For other office considerations, think about how you can make improvements to the office while patients are not in the office. What things do you not have time to deal with in a regular week that would help/improve the practice? Consider having some/all of your employees involved in the below as a “make work” project that will still benefit the practice. They may see different improvements/repairs needed than you, which will be helpful.
- Look into online training courses you can take to improve your practice. Look at continuing education, office management, software use/training, etc.
- Look at the office critically (though a patient’s eyes) and see if there is anything you can improve, such as:
- Improve layout of furniture, equipment, operatory supplies, etc.
- Reorganize the admin area to declutter it.
- Replace/repair any damaged equipment and instruments.
- Upgrade computer peripherals such as printers, keyboards, etc. that have caused problems.
- Make repairs for paint damage, etc. that you can do yourself, such as scuffs/missing paint on baseboards, trim, corners, etc.
- Have the office thoroughly cleaned for every surface. Promote this to your patients when you are back working.
- Go through supply cabinets, inventory, instruments, etc. and dispose of any items that are taking up space but will never be used or have expired.
- Consider having some, or all of your employees involved in this, as they may see different improvements/repairs needed than you.
- Go through patient charts to:
- Archive patients who have not attended the practice in a long period of time.
- Make a list of patients to reconnect with who have not been in in the last 12-36 months.
- Make a list of patients who have not been contacted or do not have treatments booked to ensure they are contacted when the office reopens or consider having your staff contact them now.
- Have staff contact patients who have been affected by the closure and rebook them in the future to make sure they are not lost in the shuffle.
- Look at patients’ treatment plans to see who should be contacted for treatments that might have been put off (i.e. take a second/critical look at treatment planning that you have not had time to look at in depth in the past).
- Review contracts with suppliers to see if there are any that need to be reviewed/negotiated/renewed for current year:
- Telecom providers where you have time to be on hold with them to renegotiate your rates.
- Medical/dental/other suppliers to see their prices and revise your ordering procedures if a supplier has better rates or look into new suppliers.
- Lease agreements for photocopiers or equipment.
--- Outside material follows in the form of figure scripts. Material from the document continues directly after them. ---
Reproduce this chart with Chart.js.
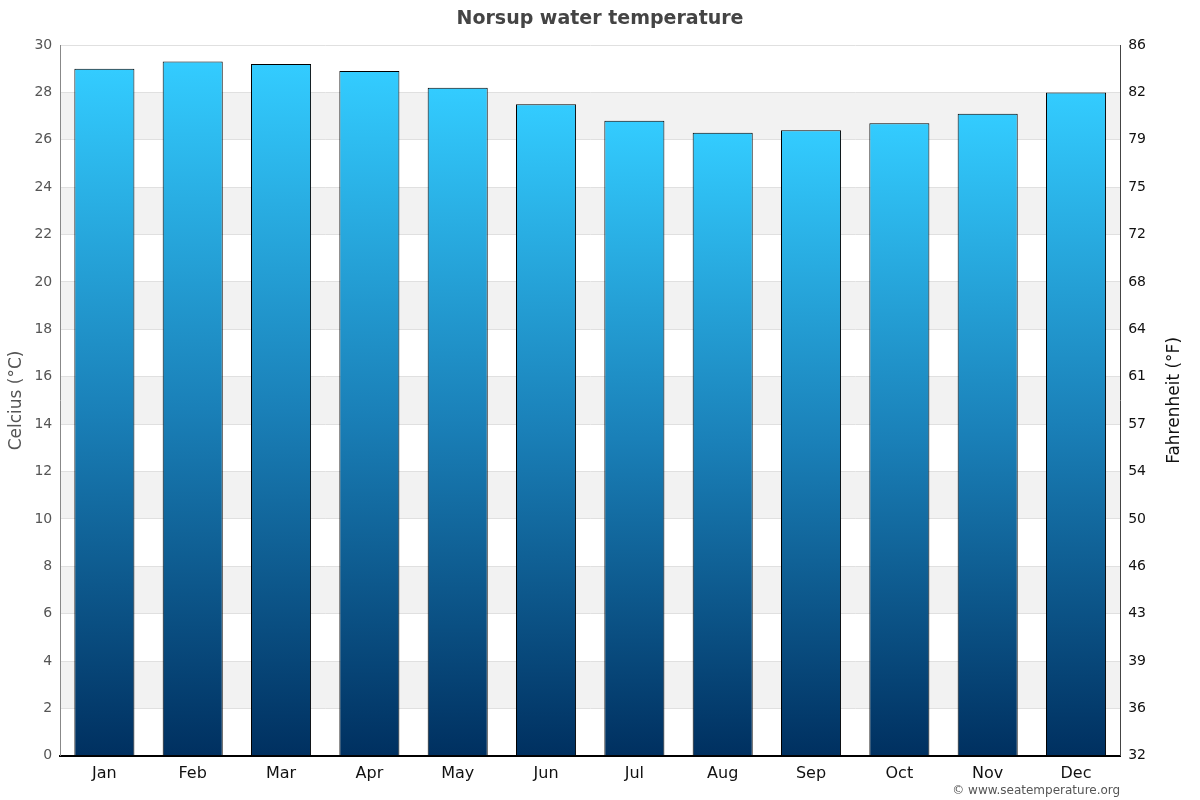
<!DOCTYPE html>
<html>
<head>
<meta charset="utf-8">
<script src="https://cdn.jsdelivr.net/npm/chart.js@4/dist/chart.umd.min.js"></script>
<style>
    html, body { margin: 0; padding: 0; background: #fff; }
    #wrap { width: 1200px; height: 800px; }
</style>
</head>
<body>
<div id="wrap"><canvas id="chart"></canvas></div>
<script>
// Chart data
const months = ['Jan', 'Feb', 'Mar', 'Apr', 'May', 'Jun', 'Jul', 'Aug', 'Sep', 'Oct', 'Nov', 'Dec'];
const waterTempC = [29.0, 29.3, 29.2, 28.9, 28.2, 27.5, 26.8, 26.3, 26.4, 26.7, 27.1, 28.0];
const fahrenheitLabels = ['32', '36', '39', '43', '46', '50', '54', '57', '61', '64', '68', '72', '75', '79', '82', '86'];

const FONT = '"DejaVu Sans", Verdana, sans-serif';

// Alternating grey bands behind the bars
const bandPlugin = {
    id: 'bands',
    beforeDraw(chart) {
        const { ctx, chartArea, scales } = chart;
        const y = scales.y;
        ctx.save();
        ctx.fillStyle = '#f2f2f2';
        for (let v = 2; v < 30; v += 4) {
            const top = y.getPixelForValue(v + 2);
            const bottom = y.getPixelForValue(v);
            ctx.fillRect(chartArea.left, top, chartArea.right - chartArea.left, bottom - top);
        }
        ctx.restore();
    }
};

// Title centred on the page, copyright line, right axis title (bottom to top)
const extrasPlugin = {
    id: 'extras',
    afterDraw(chart) {
        const { ctx, chartArea, width } = chart;
        ctx.save();
        ctx.font = 'bold 19px ' + FONT;
        ctx.fillStyle = '#444';
        ctx.textAlign = 'center';
        ctx.textBaseline = 'middle';
        ctx.fillText('Norsup water temperature', width / 2, 19);

        ctx.font = '12px ' + FONT;
        ctx.fillStyle = '#555';
        ctx.textAlign = 'right';
        ctx.fillText('\u00a9 www.seatemperature.org', chartArea.right, 791);

        ctx.translate(1175, (chartArea.top + chartArea.bottom) / 2);
        ctx.rotate(-Math.PI / 2);
        ctx.font = '17px ' + FONT;
        ctx.fillStyle = '#111';
        ctx.textAlign = 'center';
        ctx.fillText('Fahrenheit (°F)', 0, 0);
        ctx.restore();
    }
};

// Per-bar vertical gradient
const barGradient = (context) => {
    const chart = context.chart;
    const { ctx, chartArea, scales } = chart;
    if (!chartArea) return '#1a8acc';
    const top = scales.y.getPixelForValue(context.raw);
    const bottom = scales.y.getPixelForValue(0);
    const g = ctx.createLinearGradient(0, top, 0, bottom);
    g.addColorStop(0, '#33ccff');
    g.addColorStop(0.5, '#1a80b8');
    g.addColorStop(1, '#003060');
    return g;
};

new Chart(document.getElementById('chart'), {
    type: 'bar',
    data: {
        labels: months,
        datasets: [{
            label: 'Water temperature',
            data: waterTempC,
            backgroundColor: barGradient,
            borderColor: '#000',
            borderWidth: 1,
            borderSkipped: 'bottom',
            categoryPercentage: 0.68,
            barPercentage: 1.0
        }]
    },
    options: {
        responsive: true,
        maintainAspectRatio: false,
        animation: false,
        layout: {
            padding: { left: 6, right: 46, top: 45, bottom: 9 }
        },
        plugins: {
            legend: { display: false },
            tooltip: { enabled: false },
            title: { display: false }
        },
        scales: {
            x: {
                grid: { display: false, drawTicks: false },
                border: { color: '#000', width: 2 },
                ticks: {
                    color: '#111',
                    padding: 8,
                    font: { family: FONT, size: 16 }
                }
            },
            y: {
                position: 'left',
                min: 0,
                max: 30,
                grid: { color: '#e0e0e0', drawTicks: false },
                border: { color: '#888', width: 1 },
                title: {
                    display: true,
                    text: 'Celcius (°C)',
                    color: '#555',
                    font: { family: FONT, size: 17 },
                    padding: { top: 0, bottom: 0 }
                },
                ticks: {
                    stepSize: 2,
                    color: '#555',
                    padding: 8,
                    font: { family: FONT, size: 14 }
                }
            },
            y2: {
                display: true,
                position: 'right',
                min: 0,
                max: 30,
                grid: { display: false, drawTicks: false },
                border: { color: '#444', width: 1 },
                ticks: {
                    stepSize: 2,
                    color: '#111',
                    padding: 8,
                    font: { family: FONT, size: 14 },
                    callback: (value) => fahrenheitLabels[value / 2]
                }
            }
        }
    },
    plugins: [bandPlugin, extrasPlugin]
});
</script>
</body>
</html>
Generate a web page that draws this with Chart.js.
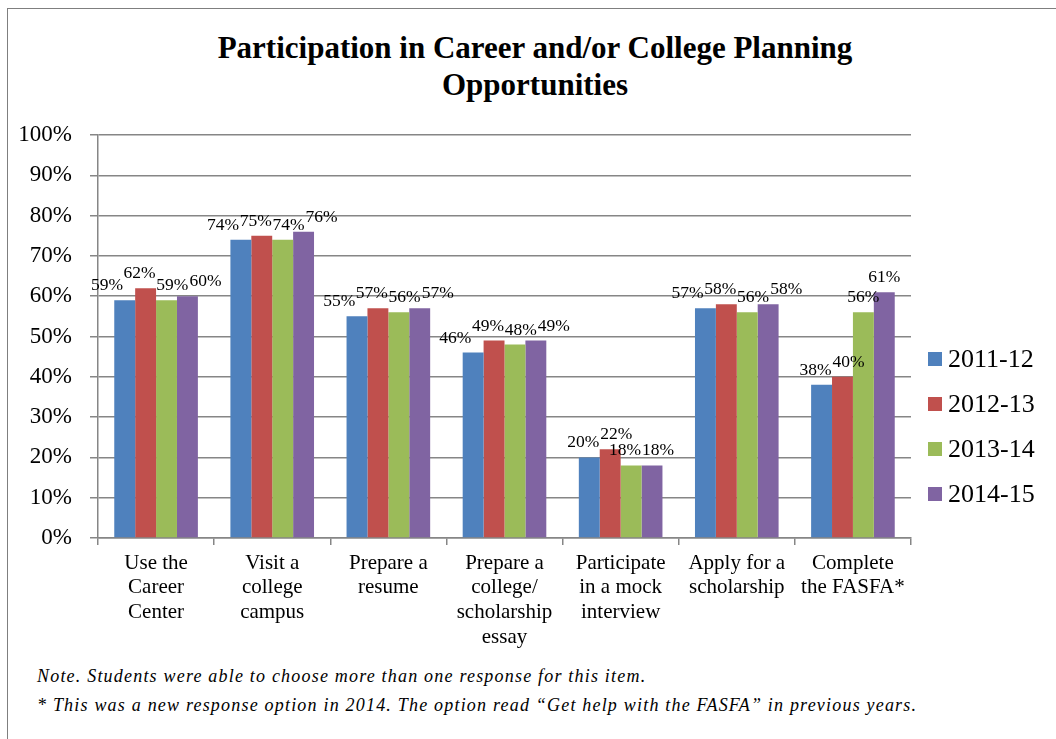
<!DOCTYPE html>
<html>
<head>
<meta charset="utf-8">
<title>Participation in Career and/or College Planning Opportunities</title>
<script src="https://cdn.jsdelivr.net/npm/chart.js@4.4.1/dist/chart.umd.min.js"></script>
<style>
  html, body { margin: 0; padding: 0; background: #fff; }
  #page { position: relative; width: 1056px; height: 739px; overflow: hidden; background: #fff;
          font-family: 'Liberation Serif', 'Times New Roman', serif; color: #000; }
  #frame { position: absolute; left: 7px; top: 8px; right: 0; bottom: 0;
           border-left: 1.5px solid #7f7f7f; border-top: 1.5px solid #7f7f7f; }
  #title { position: absolute; left: 14px; width: 1042px; top: 29px; text-align: center;
           font-size: 31px; font-weight: bold; line-height: 37px; }
  #wrap { position: absolute; left: 14px; top: 0; width: 1042px; height: 660px; }
  #legend { position: absolute; left: 928px; top: 336px; font-size: 26px; }
  .lg-item { height: 45px; line-height: 45px; white-space: nowrap; }
  .lg-box { display: inline-block; width: 14px; height: 14px; margin-right: 6px; vertical-align: 1px; }
  .note { position: absolute; left: 37px; font-style: italic; font-size: 18px;
          white-space: nowrap; letter-spacing: 1.2px; }
</style>
</head>
<body>
<div id="page">
  <div id="frame"></div>
  <div id="title">Participation in Career and/or College Planning<br>Opportunities</div>
  <div id="wrap"><canvas id="chart-planning"></canvas></div>
  <div id="legend"></div>
  <div class="note" style="top:666px">Note. Students were able to choose more than one response for this item.</div>
  <div class="note" style="top:695px">* This was a new response option in 2014. The option read “Get help with the FASFA” in previous years.</div>
</div>
<script>
/* ── DATA ── */
const categories = [
  ['Use the', 'Career', 'Center'],
  ['Visit a', 'college', 'campus'],
  ['Prepare a', 'resume'],
  ['Prepare a', 'college/', 'scholarship', 'essay'],
  ['Participate', 'in a mock', 'interview'],
  ['Apply for a', 'scholarship'],
  ['Complete', 'the FASFA*'],
];
const years = ['2011-12', '2012-13', '2013-14', '2014-15'];
const y2011 = [59, 74, 55, 46, 20, 57, 38];
const y2012 = [62, 75, 57, 49, 22, 58, 40];
const y2013 = [59, 74, 56, 48, 18, 56, 56];
const y2014 = [60, 76, 57, 49, 18, 58, 61];
const yTicks = [0, 10, 20, 30, 40, 50, 60, 70, 80, 90, 100];

const COL = ['#4f81bd', '#c0504d', '#9bbb59', '#8064a2'];
const SERIF = "'Liberation Serif', 'Times New Roman', serif";
const GRID = '#868686';

/* value labels above each bar; labels in a group that collide get spread apart */
const barLabels = {
  id: 'barLabels',
  afterDatasetsDraw(chart) {
    const ctx = chart.ctx;
    ctx.save();
    ctx.font = '17.5px ' + SERIF;
    ctx.fillStyle = '#000';
    ctx.textAlign = 'left';
    ctx.textBaseline = 'alphabetic';
    const n = chart.data.labels.length;
    for (let i = 0; i < n; i++) {
      const boxes = chart.data.datasets.map((ds, d) => {
        const bar = chart.getDatasetMeta(d).data[i];
        const txt = ds.data[i] + '%';
        const w = ctx.measureText(txt).width;
        return { txt, x: bar.x - w / 2, y: bar.y - 10, w, h: 13 };
      });
      for (let pass = 0; pass < 6; pass++) {
        for (let k = 1; k < boxes.length; k++) {
          const a = boxes[k - 1], b = boxes[k];
          const overlapX = a.x + a.w + 1 - b.x;
          const overlapY = b.y > a.y - a.h && b.y - b.h < a.y;
          if (overlapX > 0 && overlapY) {
            a.x -= overlapX / 2;
            b.x += overlapX / 2;
          }
        }
      }
      boxes.forEach(b => ctx.fillText(b.txt, b.x, b.y));
    }
    ctx.restore();
  },
};

const seriesData = [y2011, y2012, y2013, y2014];

new Chart(document.getElementById('chart-planning'), {
  type: 'bar',
  data: {
    labels: categories,
    datasets: years.map((y, i) => ({
      label: y,
      data: seriesData[i],
      backgroundColor: COL[i],
      categoryPercentage: 0.72,
      barPercentage: 1.0,
    })),
  },
  options: {
    responsive: true, maintainAspectRatio: false,
    animation: false,
    layout: { padding: { left: 0, right: 145, top: 135, bottom: 0 } },
    plugins: {
      legend: { display: false },
      tooltip: { enabled: false },
      title: { display: false },
    },
    scales: {
      x: {
        grid: { display: true, drawOnChartArea: false, drawTicks: true, tickLength: 7, color: GRID, lineWidth: 1.5 },
        border: { display: true, color: GRID, width: 1.5 },
        ticks: { color: '#000', font: { family: SERIF, size: 21, lineHeight: 1.17 }, padding: 6, maxRotation: 0, autoSkip: false },
        afterFit(scale) { scale.height = 122; },
      },
      y: {
        min: 0, max: 100,
        afterBuildTicks(scale) { scale.ticks = yTicks.map(v => ({ value: v })); },
        grid: { color: GRID, lineWidth: 1.5, tickLength: 8 },
        border: { display: true, color: GRID, width: 1.5 },
        ticks: { color: '#000', font: { family: SERIF, size: 23 }, padding: 18, callback: v => v + '%' },
        afterFit(scale) { scale.width = 84; },
      },
    },
  },
  plugins: [barLabels],
});

/* legend on the right */
const legend = document.getElementById('legend');
years.forEach((y, i) => {
  const row = document.createElement('div');
  row.className = 'lg-item';
  row.innerHTML = '<span class="lg-box" style="background:' + COL[i] + '"></span>' + y;
  legend.appendChild(row);
});
</script>
</body>
</html>
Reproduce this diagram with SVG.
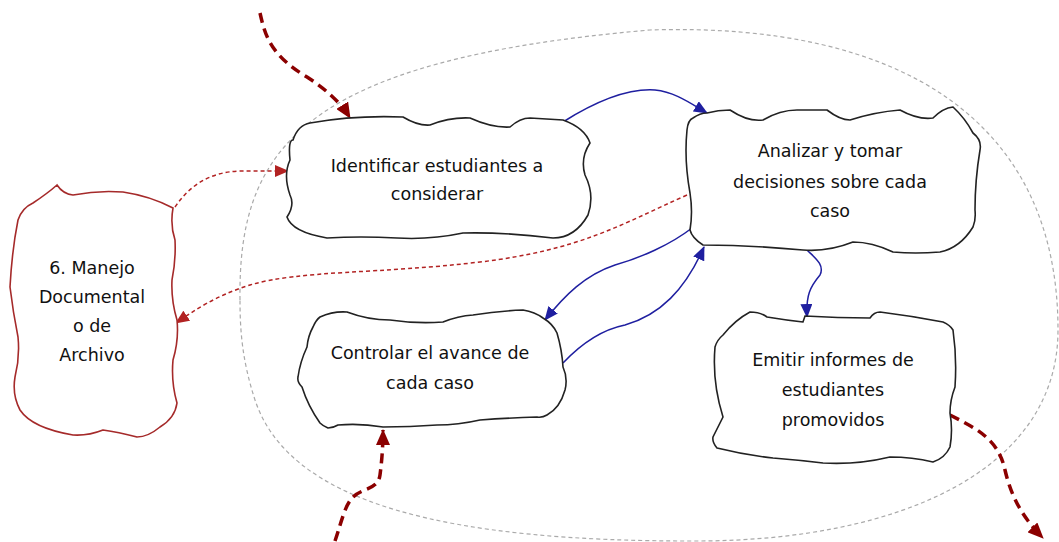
<svg xmlns="http://www.w3.org/2000/svg" width="1059" height="542" viewBox="0 0 1059 542">
<style>
.box{fill:#fff;stroke:#222;stroke-width:1.6}
.redbox{fill:#fff;stroke:#a52a2a;stroke-width:1.6}
.t{font-family:"DejaVu Sans","Liberation Sans",sans-serif;font-size:17.5px;fill:#111;text-anchor:middle}
.thick{fill:none;stroke:#8b0000;stroke-width:3.5;stroke-dasharray:10,6}
.dot{fill:none;stroke:#b22222;stroke-width:1.5;stroke-dasharray:4,3}
.blue{fill:none;stroke:#1f1fa0;stroke-width:1.5}
.zone{fill:none;stroke:#aaa;stroke-width:1.2;stroke-dasharray:4,3}
</style>
<defs>
<marker id="ah-thick" markerUnits="userSpaceOnUse" markerWidth="16" markerHeight="14" refX="15" refY="7" orient="auto"><path d="M0,0 L16,7 L0,14 Z" fill="#8b0000"/></marker>
<marker id="ah-dot" markerUnits="userSpaceOnUse" markerWidth="14" markerHeight="12" refX="13" refY="6" orient="auto"><path d="M0,0 L14,6 L0,12 Z" fill="#b22222"/></marker>
<marker id="ah-blue" markerUnits="userSpaceOnUse" markerWidth="14" markerHeight="12" refX="13" refY="6" orient="auto"><path d="M0,0 L14,6 L0,12 Z" fill="#1f1fa0"/></marker>
</defs>
<rect width="1059" height="542" fill="#fff"/>
<path class="zone" d="M240,300 C238,150 300,60 650,30 C900,22 1058,120 1058,330 C1058,470 900,540 700,541 C450,542 290,505 255,400 C242,360 240,330 240,300 Z"/>
<g id="connectors">
<path class="thick" d="M260,13 C265,35 270,55 307,77 C330,92 342,105 350,118" marker-end="url(#ah-thick)"/>
<path class="thick" d="M335,541 C342,520 345,505 353,497 C362,488 378,490 380,475 C382,460 383,445 383,430" marker-end="url(#ah-thick)"/>
<path class="thick" d="M950,415 C975,428 998,438 1005,470 C1012,500 1025,520 1043,538" marker-end="url(#ah-thick)"/>
<path class="dot" d="M175,207 C190,185 210,172 240,171 L288,171" marker-end="url(#ah-dot)"/>
<path class="dot" d="M687,195 C620,225 580,250 480,262 C380,274 300,270 250,285 C215,296 195,310 176,323" marker-end="url(#ah-dot)"/>
<path class="blue" d="M563,122 C590,105 625,88 655,90 C675,92 690,103 707,113" marker-end="url(#ah-blue)"/>
<path class="blue" d="M692,228 C670,245 640,258 615,265 C585,275 565,295 545,320" marker-end="url(#ah-blue)"/>
<path class="blue" d="M563,363 C580,345 600,330 625,325 C660,315 685,290 704,247" marker-end="url(#ah-blue)"/>
<path class="blue" d="M807,250 C815,258 825,265 820,275 C810,287 806,295 807,317" marker-end="url(#ah-blue)"/>
</g>
<g id="manejo">
<path class="redbox" d="M57,185 Q63,194 73,195 Q98,190 123,192 Q150,196 173,208 Q170,225 175,240 Q176,260 172,280 Q171,300 177,320 Q179,340 173,360 Q171,382 177,403 Q175,418 160,427 Q148,437 137,437 Q118,432 103,430 Q88,436 73,435 Q32,428 20,410 Q12,395 15,377 Q20,357 18,337 Q13,312 10,287 Q12,250 18,220 Q22,208 33,203 Q48,193 57,185 Z"/>
<text class="t" x="92" y="274">6. Manejo</text>
<text class="t" x="92" y="303">Documental</text>
<text class="t" x="92" y="332">o de</text>
<text class="t" x="92" y="361">Archivo</text>
</g>
<g id="identificar">
<path class="box" d="M310,123 Q355,115 403,117 Q418,126 430,125 Q450,117 470,118 Q492,128 510,127 Q520,118 530,118 L563,120 Q585,128 590,143 Q580,158 585,175 Q595,195 588,215 Q575,238 553,238 Q505,232 463,233 Q430,240 397,238 Q360,236 327,238 Q292,232 287,217 Q295,205 290,195 Q283,175 290,160 Q288,140 293,140 Q298,125 310,123 Z"/>
<text class="t" x="437" y="172">Identificar estudiantes a</text>
<text class="t" x="437" y="200">considerar</text>
</g>
<g id="analizar">
<path class="box" d="M707,113 Q718,110 730,110 Q748,122 763,120 Q780,110 797,110 L827,110 Q840,120 850,120 Q875,112 900,110 Q918,120 933,118 Q943,108 953,107 Q965,118 973,133 Q982,140 980,150 Q975,180 975,210 Q976,220 973,227 Q960,248 940,252 Q915,254 893,252 Q872,242 853,242 Q828,252 803,250 Q750,245 703,245 Q692,238 690,230 Q693,212 690,193 Q684,160 687,130 Q688,120 693,118 Q700,113 707,113 Z"/>
<text class="t" x="830" y="157">Analizar y tomar</text>
<text class="t" x="830" y="188">decisiones sobre cada</text>
<text class="t" x="830" y="217">caso</text>
</g>
<g id="controlar">
<path class="box" d="M320,317 Q333,311 347,312 Q368,320 390,320 Q417,324 443,322 Q458,316 473,315 Q498,311 523,310 Q535,312 543,318 Q553,324 557,333 Q562,350 563,367 Q568,378 565,390 Q560,408 547,415 Q542,418 537,417 Q508,418 480,420 Q458,425 437,425 Q410,427 383,427 Q360,423 338,425 Q333,428 328,428 Q323,426 320,423 Q308,406 302,387 Q297,382 298,377 Q300,362 307,347 Q308,336 313,327 Q316,320 320,317 Z"/>
<text class="t" x="430" y="359">Controlar el avance de</text>
<text class="t" x="430" y="389">cada caso</text>
</g>
<g id="emitir">
<path class="box" d="M750,312 Q760,312 767,317 Q785,320 803,322 L805,316 Q838,318 870,318 Q874,312 880,312 Q912,316 943,322 Q950,325 953,330 Q957,358 955,387 Q950,400 950,413 Q953,430 950,447 Q945,458 933,462 Q912,457 890,457 Q857,465 823,463 Q798,460 773,458 Q745,455 717,448 Q712,442 713,437 Q718,427 723,417 Q712,382 715,347 Q717,340 723,335 Q735,320 750,312 Z"/>
<text class="t" x="833" y="366">Emitir informes de</text>
<text class="t" x="833" y="396">estudiantes</text>
<text class="t" x="833" y="426">promovidos</text>
</g>
</svg>
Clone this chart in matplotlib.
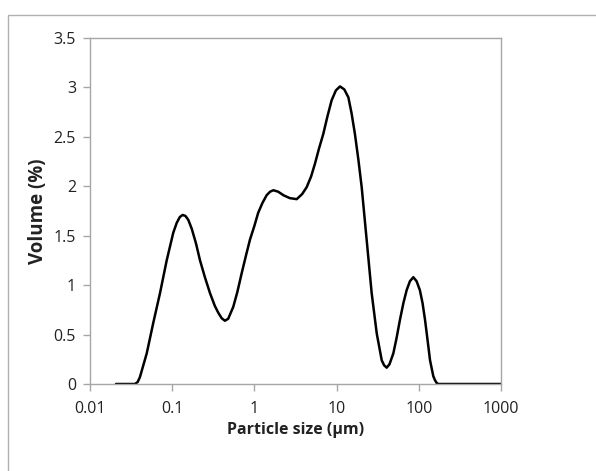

- Practice management software upgrades/license agreements for appropriate number of users.
- Landscaping and other maintenance contracts.
- Review the practice’s internal policy manuals and documentation to see if need to update for dates, policies, etc.:
- HR manuals.
- Radiation certifications and policies.
- Employee contracts.
- Insurance contracts for office.
- Employee training/other considerations:
- Are there any changes you would like to make with them for office procedures or duties?
- Training/coaching employees on patient care, follow-up, etc.
- Are there online courses you want your employees to take?
- Do employee reviews early or do interim review to see how things are going.
- Catch-up on year-end recordkeeping and bookkeeping, for practice.
- Archive older receipts, bank statements and credit card statements that you have been putting off/boxing up. Keep in mind CRA’s 7-year retention policy for tax records, receipts and other supporting documentation.
- Enter all current year information in your accounting software.
- Organize current year record to provide to your bookkeeper or accountant.
While not a complete list of things for you to consider for your practice or office, this list will hopefully give you some ideas you can implement. The key is thinking about what you could do if you had more time to fix/address/improve and implement those plans while your office is closed.
Please be assured that CDSPI will continue to provide helpful investment, insurance and practice management information as the COVID-19 situation continues to unfold.